SEELY, John Benjamin. St.Pancras, London 1786 — India 1826. British Colonial Officer in India. Captain in Bombay Native Infantry. He gave the first detailed account of Elura caves and temples. Son of Lawyer John Seely and his wife Lucinda. He himself tells, to excuse his poor education, that he went to India very young (in 1804). Cadet 1807. He served in Nagpur, but the Elura trip began when he was stationed in the neighbourhood of Bombay, still a young man not more than 23. Apparently this was more than ten years before (1810) the book was published in 1824. Finally he had been the “second in command 1st battalion of the regular brigade of His Highness the Rajah of Nagpore”,then returned to the U.K. in 1821 because of health problems. The preface he signed in Wyke, Dorsetshire, where he was living on half-pay after 15 years’ active service, with his wife and four children. In 1824 returned to India, Captain 1826 just before his death. Married 1813 Maria Dowdeswell, six children.

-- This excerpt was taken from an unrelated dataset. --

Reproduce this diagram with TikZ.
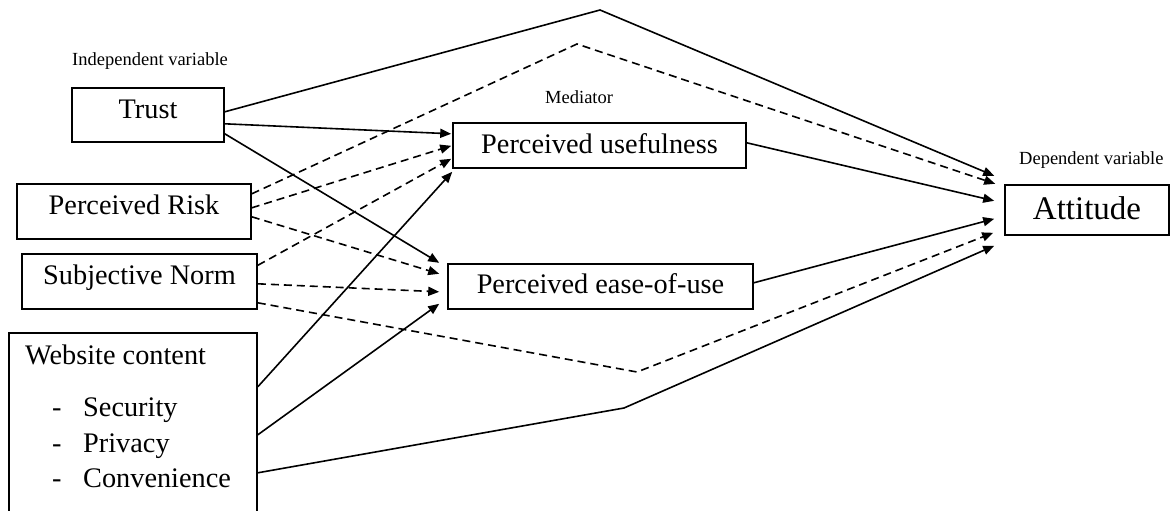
\documentclass[tikz,border=0pt]{standalone}
\usepackage{fontspec}
\setmainfont{Liberation Serif}
\usetikzlibrary{arrows.meta,calc}
\begin{document}
\begin{tikzpicture}[x=1pt,y=-1pt,
  box/.style={draw,line width=1.6pt,inner sep=0pt,font=\fontsize{28.3}{30}\selectfont},
  lab/.style={inner sep=0pt,anchor=base west,font=\fontsize{18.5}{20}\selectfont},
  big/.style={inner sep=0pt,anchor=base west,font=\fontsize{28.3}{30}\selectfont},
  conn/.style={line width=1.6pt,-{Triangle[length=11pt,width=9pt]}},
  dconn/.style={conn,dash pattern=on 8pt off 5pt}]
\useasboundingbox (0,0) rectangle (1175,511);
% boxes
\node[box,minimum width=152pt,text height=31pt,text depth=23pt] (trust) at (148,87) [anchor=north] {Trust};
\node[box,minimum width=234pt,text height=31pt,text depth=24pt] (pr) at (134,183) [anchor=north] {Perceived Risk};
\node[box,minimum width=235pt,text height=31pt,text depth=24pt] (sn) at (139.5,253) [anchor=north] {Subjective Norm};
\node[box,minimum width=248pt,minimum height=198pt] (wc) at (133,332) [anchor=north] {};
\node[box,minimum width=293pt,text height=31pt,text depth=14pt] (pu) at (599.5,122) [anchor=north] {Perceived usefulness};
\node[box,minimum width=305pt,text height=30pt,text depth=15pt] (peou) at (600.5,263) [anchor=north] {Perceived ease-of-use};
\node[box,minimum width=164pt,text height=35pt,text depth=15pt,font=\fontsize{33}{35}\selectfont] (att) at (1087,184) [anchor=north] {Attitude};
% website content text
\node[big] (wct) at (25,364) {Website content};
\node[big] (d1) at (52,416) {-};
\node[big] (i1) at (83,416) {Security};
\node[big] (d2) at (52,452) {-};
\node[big] (i2) at (83,452) {Privacy};
\node[big] (d3) at (52,487) {-};
\node[big] (i3) at (83,487) {Convenience};
% labels
\node[lab] (indep) at (72,66) {Independent variable};
\node[lab] (med) at (545,103) {Mediator};
\node[lab] (dep) at (1019,164) {Dependent variable};
% bend points
\coordinate (ap1) at (600,10);
\coordinate (ap2) at (577,44);
\coordinate (bd3) at (637,372);
\coordinate (bd4) at (624,408);
% Trust
\draw[conn] ($(trust.east)+(0,-3)$) -- (ap1) -- ($(att.west)+(-10,-34)$);
\draw[conn] ($(trust.east)+(0,9)$) -- ($(pu.west)+(-1,-11.5)$);
\draw[conn] ($(trust.east)+(0,19)$) -- ($(peou.west)+(-8,-23.5)$);
% Perceived Risk
\draw[dconn] ($(pr.east)+(0,-17.5)$) -- (ap2) -- ($(att.west)+(-9,-26)$);
\draw[dconn] ($(pr.east)+(0,-3.5)$) -- ($(pu.west)+(-1,0.5)$);
\draw[dconn] ($(pr.east)+(0,5.5)$) -- ($(peou.west)+(-8,-12.5)$);
% Subjective Norm
\draw[dconn] ($(sn.east)+(0,-16)$) -- ($(pu.west)+(-1,13.5)$);
\draw[dconn] ($(sn.east)+(0,2.5)$) -- ($(peou.west)+(-8,5.5)$);
\draw[dconn] ($(sn.east)+(0,21.5)$) -- (bd3) -- ($(att.west)+(-11,23)$);
% Website content
\draw[conn] ($(wc.east)+(0,-45)$) -- ($(pu.west)+(0,26.5)$);
\draw[conn] ($(wc.east)+(0,3)$) -- ($(peou.west)+(-8,17.5)$);
\draw[conn] ($(wc.east)+(0,41)$) -- (bd4) -- ($(att.west)+(-10,36)$);
% mediators to attitude
\draw[conn] ($(pu.east)+(0,-2.5)$) -- ($(att.west)+(-10,-9)$);
\draw[conn] ($(peou.east)+(0,-3.5)$) -- ($(att.west)+(-10,9)$);
\end{tikzpicture}
\end{document}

Publications: A voice from India, in answer to the Reformers of England. 15+239 p. L. 1824.

– The Wonders of Elora; or, the Narrative of a Journey to the Temples and Dwellings Excavated Out of a Mountain of Granite, and Extending Upwards of a Mile and a Quarter at Elora, in the East Indies, by the Route of Poona, Ahmed-Nuggur, and Toka, returning by Dowlutabad and Aurangabad; with Some General Observations on the People and Country. 16+599 p. 9 pl. 1824, rev. 2nd ed. L. 1825.

The Road Book of India; or East Indian Traveller’s Guide. 12+36+28+27 p. L. 1825.

The letters appended to the Elura book indicate several other writings in manuscript form.

Sources: B. Frankl, “A life well lived. J.S., surveyor and author”, Journal of the Families in British India Society 40, 2018, 30-36; notes collected from the Elura book (a more careful perusal of it would probably give more); wife named in www.familytreecircles.com/solving-the-mystery-of-maria-dowdeswell-of-fort-william-bombay-india-29639.html.